Music

Reviews: Julian Lynch, Jim O’Rourke

By Megan Neff

Julian Lynch, Mare

It’s been a week now.  I’m still trying to clear my head enough to write this review.  It seems no amount of undisturbed space within my mind will be sufficient.  But that’s sort of the way this album goes.  Attempting level-headedness while underwater.

Technically speaking, it all adds up.  Lynch, a former Smithsonian Folkways Recrodings employee, now studies ethnomusicology at the University of Wisconsin-Madison.  An expertise in music spanning decades and genres is apparent in the album’s very fabric.  World blends with folk blends with ambient electronic.  Ancient wood keeps time with modern synthetics.

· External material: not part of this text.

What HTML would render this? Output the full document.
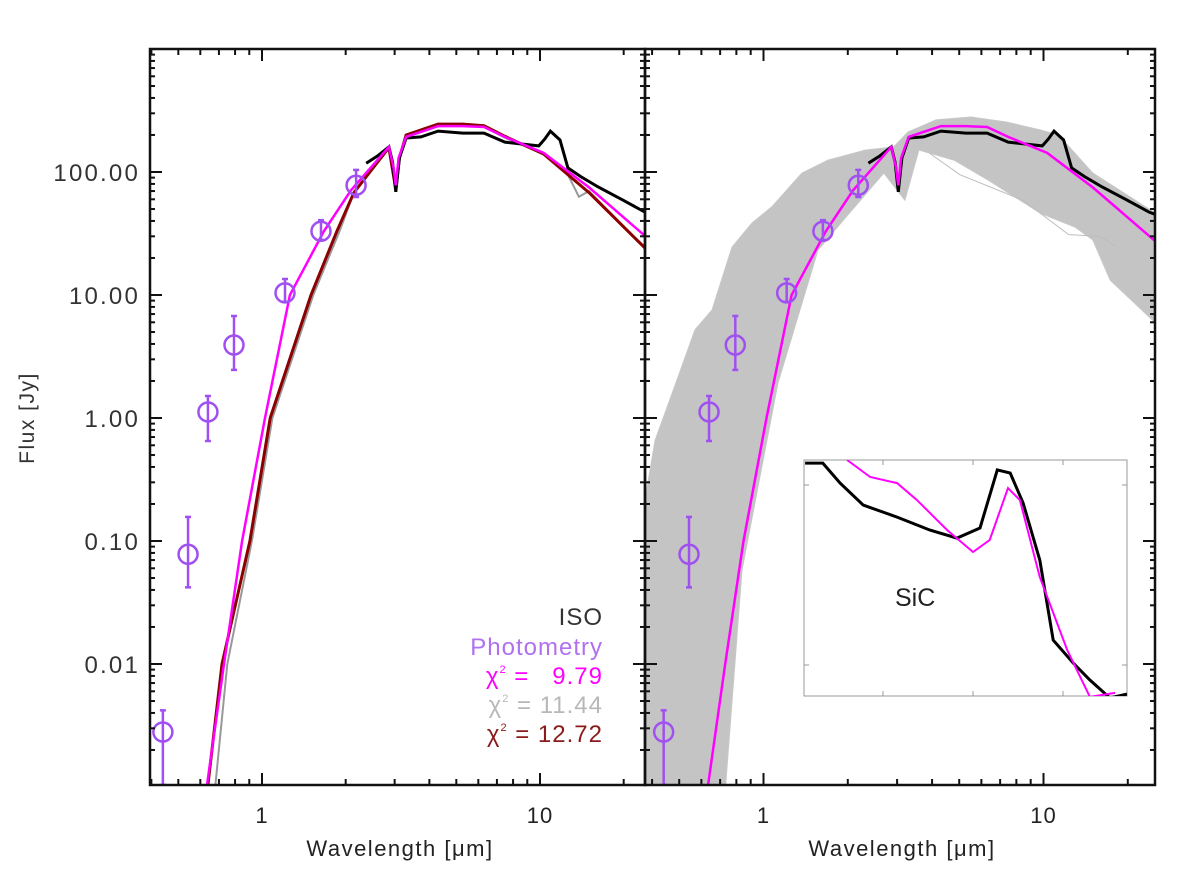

A funereal Dixieland jazz band beams through the sunburnt pop of “A Day at the Racetrack.”  Old grows into new according to a precise diatribe.  A melody buds along the snaking vine of a tribal rhythm.  Dusty guitar-picking gives way to a muffled chorus within a sedate pop song.

More than logic or technicalities, though, this album induces a feeling.  With Mare, Lynch explores the divide between past and future tense.  And in doing so, takes us into a perfectly beautiful present where perhaps words are not enough.

Jim O’Rourke, All Kinds of People ~ Love Burt Bacharach

We have all been had by a pop song at some point.   And Burt Bacharach is undeniably one of the most dangerous seducers in American history.  As if his eternally perfect salt and pepper comb-over were not enough, he had in his arsenal the melodious perfection of “Walk on By” and “Raindrops Keep Falling on My Head.”

With All Kinds of People ~ Love Burt Bacharach, musician and producer Jim O’Rourke has made Burt Bacharach over in a way that would have made Dionne Warwick happy.  And in this special music episode of Fashion Emergency, the songs get a refreshing, if not slightly warped, makeover.  Electronic glitches make room for a breezy jazz piano.  Perfect pitch is replaced by off-kilter vocals and the occasional mispronunciation.

Though a bit tongue-in-cheek, the album is playfully earnest and doesn’t sacrifice the integrity of the original songs. Guest vocalists include O’Rourke’s former bandmate, Thurston Moore, and names in the Japanese music scene like Haruomi Hosono (Yellow Magic Orchestra) and free jazzers Akira Sakata and Masaya Nakahara.

The concept may seem slightly silly, but then what good pop song isn’t?  O’Rourke pulls off the stunt with expert instrumentation, impeccable production and his personal brand of pop mojo.